Plains All American Pipeline L.P., of Houston, will acquire four crude oil rail terminals, including one in St. James, and a terminal now in development in California, from U.S. Development Group for roughly $500 million.
The St. James terminal can unload around 140,000 barrels of oil per day.
“These assets represent a very attractive addition to our existing North American rail activities, substantially improving our scale, scope and flexibility,” Plains Chairman and Chief Executive Officer Greg L. Armstrong said in a news release.
Oil shale formations, including those in Texas and North Dakota, either lack pipelines or the capacity to handle the potential new production.

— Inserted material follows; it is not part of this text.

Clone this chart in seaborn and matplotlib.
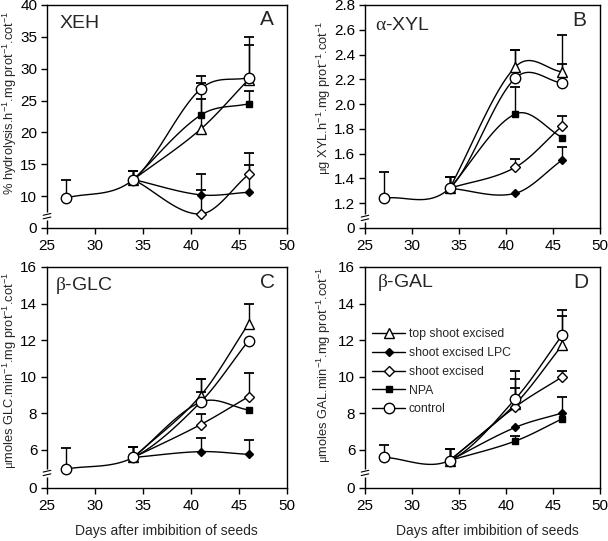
import numpy as np
import pandas as pd
import matplotlib
matplotlib.use('Agg')
import matplotlib.pyplot as plt
import seaborn as sns
from matplotlib.lines import Line2D

sns.set_style('ticks')
plt.rcParams['font.family'] = ['Liberation Sans', 'DejaVu Sans']
plt.rcParams['mathtext.fontset'] = 'custom'
plt.rcParams['mathtext.rm'] = 'Liberation Serif'
plt.rcParams['mathtext.default'] = 'regular'

# days of sampling
DAYS_CONTROL = [27, 34, 41, 46]
DAYS_TREATED = [34, 41, 46]
SERIES = ['top shoot excised', 'shoot excised LPC', 'shoot excised', 'NPA', 'control']

# A - XEH (% hydrolysis)
XEH_MEAN = {'top shoot excised': [12.6, 20.5, 28.3],
            'shoot excised LPC': [12.6, 10.2, 10.6],
            'shoot excised': [12.6, 7.2, 13.4],
            'NPA': [12.6, 22.7, 24.5],
            'control': [9.7, 12.6, 26.8, 28.6]}
XEH_ERR = {'top shoot excised': [1.4, 7.2, 6.7],
           'shoot excised LPC': [1.4, 3.3, 4.3],
           'shoot excised': [1.4, 3.7, 3.3],
           'NPA': [1.4, 2.6, 2.0],
           'control': [2.8, 1.4, 2.1, 5.1]}

# B - alpha-XYL
XYL_MEAN = {'top shoot excised': [1.32, 2.30, 2.26],
            'shoot excised LPC': [1.32, 1.28, 1.55],
            'shoot excised': [1.32, 1.49, 1.825],
            'NPA': [1.32, 1.92, 1.73],
            'control': [1.24, 1.32, 2.21, 2.17]}
XYL_ERR = {'top shoot excised': [0.09, 0.14, 0.30],
           'shoot excised LPC': [0.09, 0, 0.10],
           'shoot excised': [0.09, 0.07, 0.08],
           'NPA': [0.09, 0.22, 0],
           'control': [0.21, 0.09, 0.23, 0.15]}

# C - beta-GLC
GLC_MEAN = {'top shoot excised': [5.57, 8.96, 12.89],
            'shoot excised LPC': [5.57, 5.89, 5.74],
            'shoot excised': [5.57, 7.37, 8.9],
            'NPA': [5.57, 8.6, 8.17],
            'control': [4.94, 5.57, 8.6, 11.97]}
GLC_ERR = {'top shoot excised': [0.55, 0.88, 1.1],
           'shoot excised LPC': [0.55, 0.75, 0.8],
           'shoot excised': [0.55, 0.6, 1.3],
           'NPA': [0.55, 0.58, 0],
           'control': [1.13, 0.55, 1.24, 0]}

# D - beta-GAL
GAL_MEAN = {'top shoot excised': [5.4, 8.5, 11.73],
            'shoot excised LPC': [5.4, 7.22, 8.01],
            'shoot excised': [5.4, 8.34, 9.99],
            'NPA': [5.4, 6.47, 7.69],
            'control': [5.58, 5.4, 8.78, 12.28]}
GAL_ERR = {'top shoot excised': [0.65, 1.34, 1.57],
           'shoot excised LPC': [0.65, 0, 0.86],
           'shoot excised': [0.65, 1.06, 0.3],
           'NPA': [0.65, 0.3, 0],
           'control': [0.69, 0.65, 1.5, 1.35]}

STYLE = {'top shoot excised': dict(marker='^', mfc='white', ms=6.5),
         'shoot excised LPC': dict(marker='D', mfc='black', ms=4.2),
         'shoot excised': dict(marker='D', mfc='white', ms=5),
         'NPA': dict(marker='s', mfc='black', ms=4.5),
         'control': dict(marker='o', mfc='white', ms=7.5)}


def smooth_curve(x, y, num=40):
    # Catmull-Rom style Hermite curve through the measured points (line drawing only)
    x = np.asarray(x, float)
    y = np.asarray(y, float)
    n = len(x)
    m = np.zeros(n)
    m[0] = (y[1] - y[0]) / (x[1] - x[0])
    m[-1] = (y[-1] - y[-2]) / (x[-1] - x[-2])
    for i in range(1, n - 1):
        m[i] = (y[i + 1] - y[i - 1]) / (x[i + 1] - x[i - 1])
    xs_all, ys_all = [], []
    for i in range(n - 1):
        h = x[i + 1] - x[i]
        t = np.linspace(0, 1, num)
        h00 = 2 * t ** 3 - 3 * t ** 2 + 1
        h10 = t ** 3 - 2 * t ** 2 + t
        h01 = -2 * t ** 3 + 3 * t ** 2
        h11 = t ** 3 - t ** 2
        xs_all.append(x[i] + t * h)
        ys_all.append(h00 * y[i] + h10 * h * m[i] + h01 * y[i + 1] + h11 * h * m[i + 1])
    return np.concatenate(xs_all), np.concatenate(ys_all)


def draw_break(ax, yb):
    ax.plot([0, 0], [yb - 0.018, yb + 0.018], transform=ax.transAxes, color='white',
            lw=2.5, clip_on=False, zorder=5, solid_capstyle='butt')
    for dy in (-0.008, 0.008):
        ax.plot([-0.016, 0.016], [yb + dy - 0.004, yb + dy + 0.004], transform=ax.transAxes,
                color='black', lw=0.8, clip_on=False, zorder=6)


def panel(ax, means, errs, ylim, yticks, yticklabels, ylabel, title, letter,
          title_pos, letter_pos, label_pos, yb):
    rows = []
    for s in SERIES:
        days = DAYS_CONTROL if s == 'control' else DAYS_TREATED
        xs, ys = smooth_curve(days, means[s])
        rows.append(pd.DataFrame({'day': xs, 'val': ys, 'series': s}))
    curves = pd.concat(rows, ignore_index=True)
    sns.lineplot(data=curves, x='day', y='val', units='series', estimator=None, sort=False,
                 color='black', lw=1, ax=ax, legend=False, zorder=2)
    for s in SERIES:
        days = np.array(DAYS_CONTROL if s == 'control' else DAYS_TREATED, float)
        m = np.array(means[s], float)
        e = np.array(errs[s], float)
        k = e > 0
        ax.vlines(days[k], m[k], m[k] + e[k], color='black', lw=1, zorder=2)
        ax.plot(days[k], m[k] + e[k], ls='none', marker='_', ms=7, mew=1.3, color='black', zorder=2)
        st = STYLE[s]
        ax.plot(days, m, ls='none', marker=st['marker'], ms=st['ms'], mfc=st['mfc'],
                mec='black', mew=1, zorder=3)
    ax.set_xlim(25, 50)
    ax.set_xticks(range(25, 51, 5))
    ax.set_ylim(*ylim)
    ax.set_yticks(yticks)
    ax.set_yticklabels(yticklabels)
    ax.set_xlabel('')
    ax.set_ylabel(ylabel, fontsize=9.3)
    ax.yaxis.set_label_coords(*label_pos)
    ax.tick_params(direction='out', length=4, width=1, labelsize=11, colors='black')
    ax.tick_params(axis='x', pad=4)
    ax.tick_params(axis='y', pad=3)
    for sp in ax.spines.values():
        sp.set_visible(True)
        sp.set_color('black')
        sp.set_linewidth(1)
    ax.text(title_pos[0], title_pos[1], title, transform=ax.transAxes, fontsize=14,
            ha='left', va='center')
    ax.text(letter_pos[0], letter_pos[1], letter, transform=ax.transAxes, fontsize=15,
            ha='right', va='center')
    draw_break(ax, yb)


fig = plt.figure(figsize=(6.08, 5.41), dpi=100)
axA = fig.add_axes([0.0773, 0.5786, 0.3947, 0.4122])
axB = fig.add_axes([0.6003, 0.5786, 0.3865, 0.4122])
axC = fig.add_axes([0.0773, 0.0980, 0.3947, 0.4085])
axD = fig.add_axes([0.6003, 0.0980, 0.3865, 0.4085])

sup = '$^{-1}$'
panel(axA, XEH_MEAN, XEH_ERR, (5, 40), list(range(5, 41, 5)),
      ['0'] + [str(v) for v in range(10, 41, 5)],
      '% hydrolysis.h' + sup + '.mg prot' + sup + '.cot' + sup,
      'XEH', 'A', (0.054, 0.918), (0.946, 0.937), (-0.118, 0.56), 0.053)
panel(axB, XYL_MEAN, XYL_ERR, (1.0, 2.8), list(np.arange(1.0, 2.81, 0.2)),
      ['0'] + ['%.1f' % v for v in np.arange(1.2, 2.81, 0.2)],
      r'$\mathrm{\mu}$g XYL.h' + sup + '.mg prot' + sup + '.cot' + sup,
      r'$\mathrm{\alpha}$-XYL', 'B', (0.043, 0.91), (0.94, 0.93), (-0.138, 0.585), 0.045)
panel(axC, GLC_MEAN, GLC_ERR, (3.9, 16), [3.9, 6, 8, 10, 12, 14, 16],
      ['0', '6', '8', '10', '12', '14', '16'],
      r'$\mathrm{\mu}$moles GLC.min' + sup + '.mg prot' + sup + '.cot' + sup,
      r'$\mathrm{\beta}$-GLC', 'C', (0.033, 0.918), (0.95, 0.928), (-0.118, 0.534), 0.068)
panel(axD, GAL_MEAN, GAL_ERR, (3.9, 16), [3.9, 6, 8, 10, 12, 14, 16],
      ['0', '6', '8', '10', '12', '14', '16'],
      r'$\mathrm{\mu}$moles GAL.min' + sup + '.mg prot' + sup + '.cot' + sup,
      r'$\mathrm{\beta}$-GAL', 'D', (0.051, 0.928), (0.949, 0.93), (-0.138, 0.557), 0.068)

for ax, cx in ((axC, 0.496), (axD, 0.52)):
    ax.set_xlabel('Days after imbibition of seeds', fontsize=10)
    ax.xaxis.set_label_coords(cx, -0.165)

handles = [Line2D([0], [0], color='black', lw=1, marker=STYLE[s]['marker'],
                  ms=STYLE[s]['ms'], mfc=STYLE[s]['mfc'], mec='black') for s in SERIES]
axD.legend(handles, SERIES, loc='upper left', bbox_to_anchor=(0.03, 0.722), frameon=False,
           fontsize=8.8, borderpad=0, borderaxespad=0, handlelength=2.7,
           handletextpad=0.3, labelspacing=0.55)

fig.savefig('out.png', dpi=100)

In North Dakota’s Bakken Shale, the bottleneck has resulted in lower prices. Producers can make more money by using trains to move the oil to Louisiana, where spot prices are higher.

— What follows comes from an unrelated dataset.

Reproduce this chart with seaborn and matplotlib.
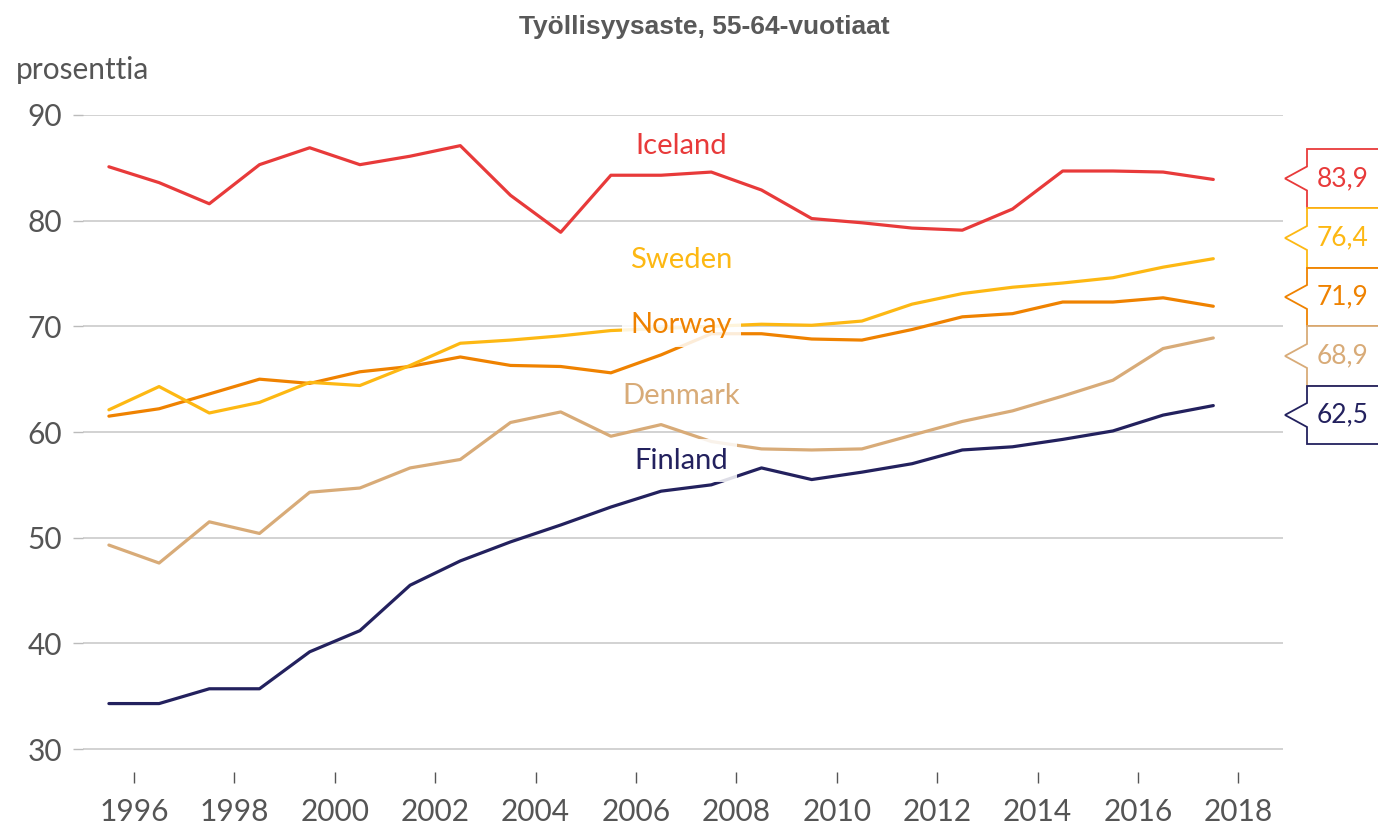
import numpy as np
import pandas as pd
import matplotlib
matplotlib.use("Agg")
import matplotlib.pyplot as plt
from matplotlib.patches import Polygon
import seaborn as sns

years = list(range(1995, 2018))
iceland = [85.1, 83.6, 81.6, 85.3, 86.9, 85.3, 86.1, 87.1, 82.4, 78.9, 84.3, 84.3,
           84.6, 82.9, 80.2, 79.8, 79.3, 79.1, 81.1, 84.7, 84.7, 84.6, 83.9]
sweden = [62.1, 64.3, 61.8, 62.8, 64.7, 64.4, 66.3, 68.4, 68.7, 69.1, 69.6, 69.8,
          70.0, 70.2, 70.1, 70.5, 72.1, 73.1, 73.7, 74.1, 74.6, 75.6, 76.4]
norway = [61.5, 62.2, 63.6, 65.0, 64.6, 65.7, 66.2, 67.1, 66.3, 66.2, 65.6, 67.3,
          69.3, 69.3, 68.8, 68.7, 69.7, 70.9, 71.2, 72.3, 72.3, 72.7, 71.9]
denmark = [49.3, 47.6, 51.5, 50.4, 54.3, 54.7, 56.6, 57.4, 60.9, 61.9, 59.6, 60.7,
           59.1, 58.4, 58.3, 58.4, 59.7, 61.0, 62.0, 63.4, 64.9, 67.9, 68.9]
finland = [34.3, 34.3, 35.7, 35.7, 39.2, 41.2, 45.5, 47.8, 49.6, 51.2, 52.9, 54.4,
           55.0, 56.6, 55.5, 56.2, 57.0, 58.3, 58.6, 59.3, 60.1, 61.6, 62.5]

countries = ["Iceland", "Sweden", "Norway", "Denmark", "Finland"]
series = {"Iceland": iceland, "Sweden": sweden, "Norway": norway,
          "Denmark": denmark, "Finland": finland}
colors = {"Iceland": "#E83A3A", "Sweden": "#FDB813", "Norway": "#EF8200",
          "Denmark": "#D8AB78", "Finland": "#23215E"}
xticks = list(range(1996, 2019, 2))
yticks = [30, 40, 50, 60, 70, 80, 90]
title = "Työllisyysaste, 55-64-vuotiaat"
ylabel = "prosenttia"

rows = []
for c in countries:
    for y, v in zip(years, series[c]):
        rows.append({"year": y + 0.5, "value": v, "country": c})
df = pd.DataFrame(rows)

sns.set_theme(style="white")
plt.rcParams['font.family'] = ['Lato', 'DejaVu Sans']

W, H = 1378, 825
fig = plt.figure(figsize=(W / 100, H / 100), dpi=100)
ax_left, ax_right, ax_top, ax_bottom = 83, 1283, 115, 772
ax = fig.add_axes([ax_left / W, 1 - ax_bottom / H, (ax_right - ax_left) / W, (ax_bottom - ax_top) / H])

ax.set_ylim(30 - (ax_bottom - 749) / 10.57, 90)
ax.set_xlim(1996 - (134 - ax_left) / 50.2, 1996 + (ax_right - 134) / 50.2)

for yv in yticks:
    ax.axhline(yv, color="#CFCFCF", lw=1.3, zorder=0)

order = ["Finland", "Denmark", "Norway", "Sweden", "Iceland"]
for c in order:
    sns.lineplot(data=df[df.country == c], x="year", y="value", color=colors[c],
                 lw=2.3, ax=ax, legend=False, zorder=3)

ax.set_xticks(xticks)
ax.set_yticks(yticks)
ax.set_xticklabels([str(t) for t in xticks])
ax.set_yticklabels([str(t) for t in yticks])
ax.tick_params(axis="x", direction="out", length=8, width=1, color="#555555",
               labelsize=21.5, labelcolor="#555555", pad=11)
ax.tick_params(axis="y", direction="out", length=7, width=1, color="#BBBBBB",
               labelsize=21.5, labelcolor="#555555", pad=8)
ax.tick_params(axis="y", which="both", left=True)
ax.tick_params(axis="x", which="both", bottom=True)
for s in ax.spines.values():
    s.set_visible(False)
ax.set_xlabel("")
ax.set_ylabel("")

# series labels
label_pos = {"Iceland": (2006.9, 87.1), "Sweden": (2006.9, 76.3), "Norway": (2006.9, 70.1),
             "Denmark": (2006.9, 63.4), "Finland": (2006.9, 57.3)}
for c in countries:
    x, y = label_pos[c]
    ax.text(x, y, c, color=colors[c], fontsize=21, ha="center", va="center", zorder=4,
            bbox=dict(boxstyle="square,pad=0.3", fc="white", ec="none", alpha=0.85))

fig.text(704 / W, 1 - 27 / H, title, ha="center", va="center", fontsize=19,
         fontweight="bold", color="#595959", family=["Liberation Sans", "DejaVu Sans"])
fig.text(16 / W, 1 - 70 / H, ylabel, ha="left", va="center", fontsize=21.5, color="#555555")

# callouts on the right
def fp(x, y):
    return (x / W, 1 - y / H)

tops = [149, 208, 268, 326, 386]
bottoms = [208, 268, 326, 386, 444]
box_left, tip_x, box_right = 1307, 1285, 1390
for c, t, b in zip(countries, tops, bottoms):
    mid = (t + b) / 2
    pts = [fp(box_right, t), fp(box_left, t), fp(box_left, mid - 12), fp(tip_x, mid),
           fp(box_left, mid + 12), fp(box_left, b), fp(box_right, b)]
    poly = Polygon(pts, closed=False, transform=fig.transFigure, fc="white",
                   ec=colors[c], lw=1.3, clip_on=False)
    fig.patches.append(poly)
    val = series[c][-1]
    fig.text(1343 / W, 1 - mid / H, f"{val:.1f}".replace(".", ","), color=colors[c],
             fontsize=19, ha="center", va="center")

fig.savefig("out.png", dpi=100)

Earlier this year, NuStar Energy, of San Antonio, Texas, said it planned to spend around $40 million to double the capacity of its rail terminal in St. James. The terminal, like Plains’ facility, can now unload 140,000 barrels of oil per day.
Plains owns a network of approximately 18,000 miles of pipelines, 120 million barrels of storage capacity and handles more than 3 million barrels of physical product on a daily basis.

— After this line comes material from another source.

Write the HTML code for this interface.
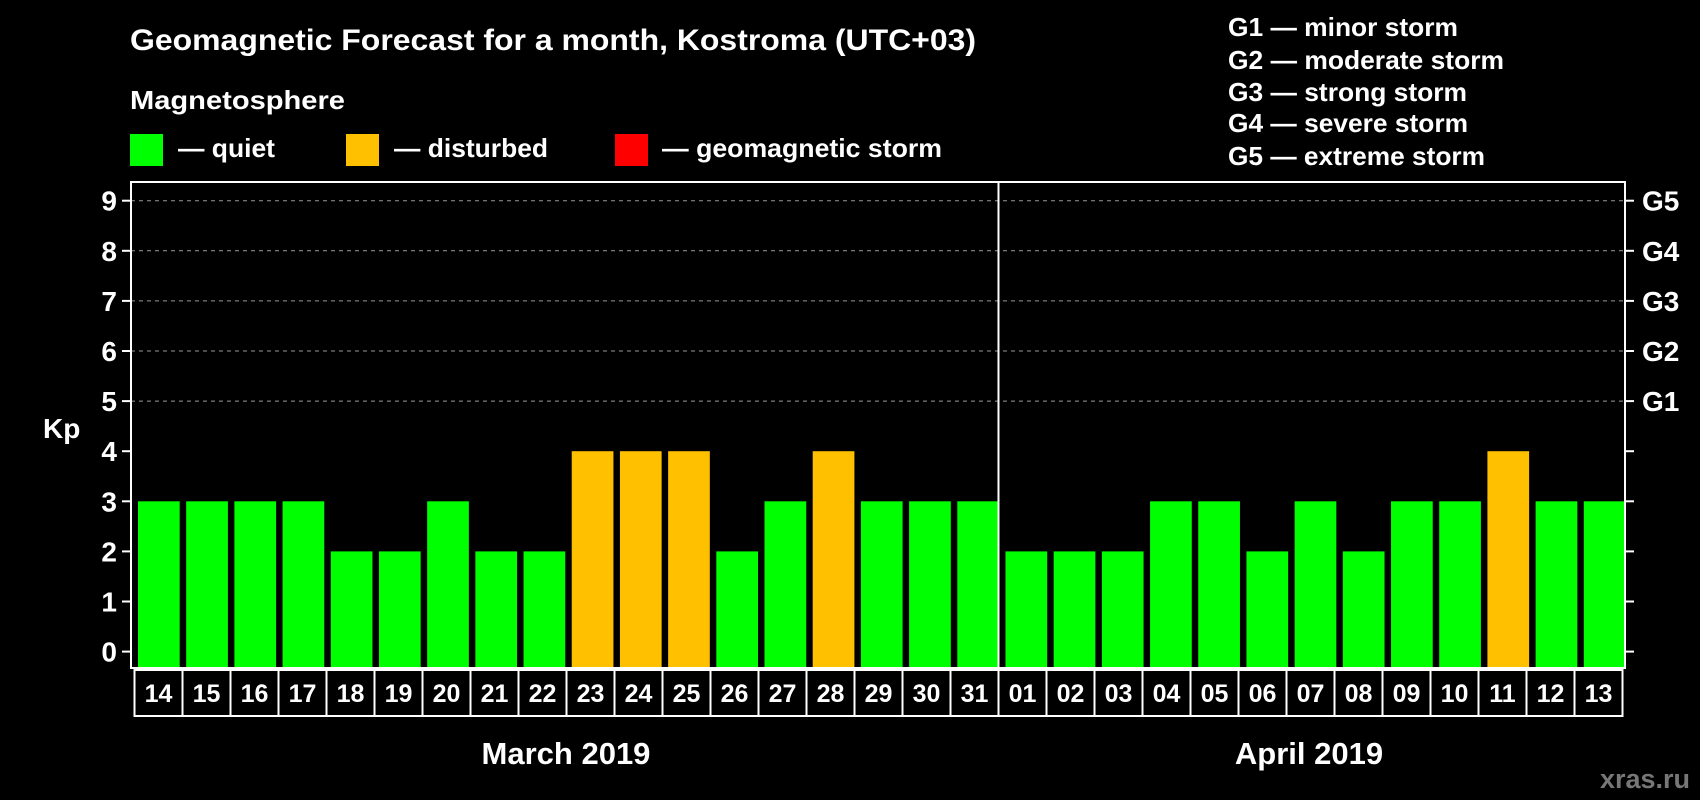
<!DOCTYPE html>
<html><head><meta charset="utf-8"><style>
html,body{margin:0;padding:0;background:#000;}
svg{display:block;font-family:"Liberation Sans",Arial,sans-serif;font-weight:bold;}
</style></head><body>
<svg id="chart" width="1700" height="800" viewBox="0 0 1700 800">
<rect x="0" y="0" width="1700" height="800" fill="#000"/>
<text x="130" y="50" fill="#fff" font-size="30" textLength="846" lengthAdjust="spacingAndGlyphs">Geomagnetic Forecast for a month, Kostroma (UTC+03)</text>
<text x="130" y="109" fill="#fff" font-size="26" textLength="215" lengthAdjust="spacingAndGlyphs">Magnetosphere</text>
<g><rect x="130" y="134" width="33" height="32" fill="#00ff00"/><text x="178" y="157" fill="#fff" font-size="26" textLength="97" lengthAdjust="spacingAndGlyphs">— quiet</text></g>
<g><rect x="346" y="134" width="33" height="32" fill="#ffc000"/><text x="394" y="157" fill="#fff" font-size="26" textLength="154" lengthAdjust="spacingAndGlyphs">— disturbed</text></g>
<g><rect x="615" y="134" width="33" height="32" fill="#ff0000"/><text x="662" y="157" fill="#fff" font-size="26" textLength="280" lengthAdjust="spacingAndGlyphs">— geomagnetic storm</text></g>
<g fill="#fff" font-size="26">
<text x="1228" y="36" textLength="230" lengthAdjust="spacingAndGlyphs">G1 — minor storm</text>
<text x="1228" y="69" textLength="276" lengthAdjust="spacingAndGlyphs">G2 — moderate storm</text>
<text x="1228" y="101" textLength="239" lengthAdjust="spacingAndGlyphs">G3 — strong storm</text>
<text x="1228" y="132" textLength="240" lengthAdjust="spacingAndGlyphs">G4 — severe storm</text>
<text x="1228" y="165" textLength="257" lengthAdjust="spacingAndGlyphs">G5 — extreme storm</text>
</g>
<text x="43" y="438" fill="#fff" font-size="28">Kp</text>
<text x="566" y="764" fill="#fff" font-size="31" text-anchor="middle">March 2019</text>
<text x="1309" y="764" fill="#fff" font-size="31" text-anchor="middle">April 2019</text>
<text x="1690" y="788" fill="#777" font-size="27" text-anchor="end">xras.ru</text>
<g id="plot"></g>
</svg>
<script>
const days = ["14","15","16","17","18","19","20","21","22","23","24","25","26","27","28","29","30","31","01","02","03","04","05","06","07","08","09","10","11","12","13"];
const kpValues = [3,3,3,3,2,2,3,2,2,4,4,4,2,3,4,3,3,3,2,2,2,3,3,2,3,2,3,3,4,3,3];
const yTicks = [0,1,2,3,4,5,6,7,8,9];
const gLabels = ["G1","G2","G3","G4","G5"];
const ns = "http://www.w3.org/2000/svg";
const L = 131, R = 1625, T = 182, B = 668;
const y0 = 651.6, unit = 50.1;
const yScale = v => y0 - v * unit;
const band = (R - L) / days.length;
const xScale = i => L + band * i;
const g = document.getElementById("plot");
function mk(tag, attrs) { const e = document.createElementNS(ns, tag); for (const k in attrs) e.setAttribute(k, attrs[k]); g.appendChild(e); return e; }
yTicks.forEach(v => {
  const y = yScale(v);
  if (v >= 5) {
    const gl = mk("line", {x1: L, x2: R, y1: y, y2: y, stroke: "#999", "stroke-width": 1, "stroke-dasharray": "4,4"});
    
    
  }
  const t = mk("line", {x1: 122, x2: L, y1: y, y2: y, stroke: "#fff", "stroke-width": 2});
  
  
  const tr = mk("line", {x1: R, x2: R + 9, y1: y, y2: y, stroke: "#fff", "stroke-width": 2});
  
  
  const lb = mk("text", {x: 117, y: y + 10, fill: "#fff", "font-size": 28, "text-anchor": "end"});
  lb.textContent = v;
  
  
});
gLabels.forEach((s, i) => {
  const lb = mk("text", {x: 1642, y: yScale(5 + i) + 10, fill: "#fff", "font-size": 28});
  lb.textContent = s;
  
  
});
const cellW = 48, cellX0 = 134.5;
kpValues.forEach((v, i) => {
  const col = v >= 5 ? "#ff0000" : (v >= 4 ? "#ffc000" : "#00ff00");
  const b = mk("rect", {x: xScale(i) + 7, y: yScale(v), width: band - 6.5, height: B - yScale(v), fill: col});
  
  
  const c = mk("rect", {x: cellX0 + cellW * i, y: 670, width: cellW, height: 46, fill: "none", stroke: "#fff", "stroke-width": 2});
  
  
  const t = mk("text", {x: cellX0 + cellW * i + cellW / 2, y: 702, fill: "#fff", "font-size": 25, "text-anchor": "middle"});
  t.textContent = days[i];
  
  
});
const frame = mk("rect", {x: L, y: T, width: R - L, height: B - T, fill: "none", stroke: "#fff", "stroke-width": 2});


const split = days.indexOf("01");
const d = mk("line", {x1: xScale(split), x2: xScale(split), y1: T, y2: B, stroke: "#fff", "stroke-width": 2});


</script>
</body></html>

The deal will increase Plains’ crude loading capacity to about 250,000 barrels per day, with five facilities located in or near key producing areas extending from the Rocky Mountains to South Texas. The company’s unloading capacity is expected to rise to 335,000 barrels per day with terminals on the East Coast, Gulf Coast and West Coast.
The company expects to have about 6,700 railcars under lease by the end of 2013.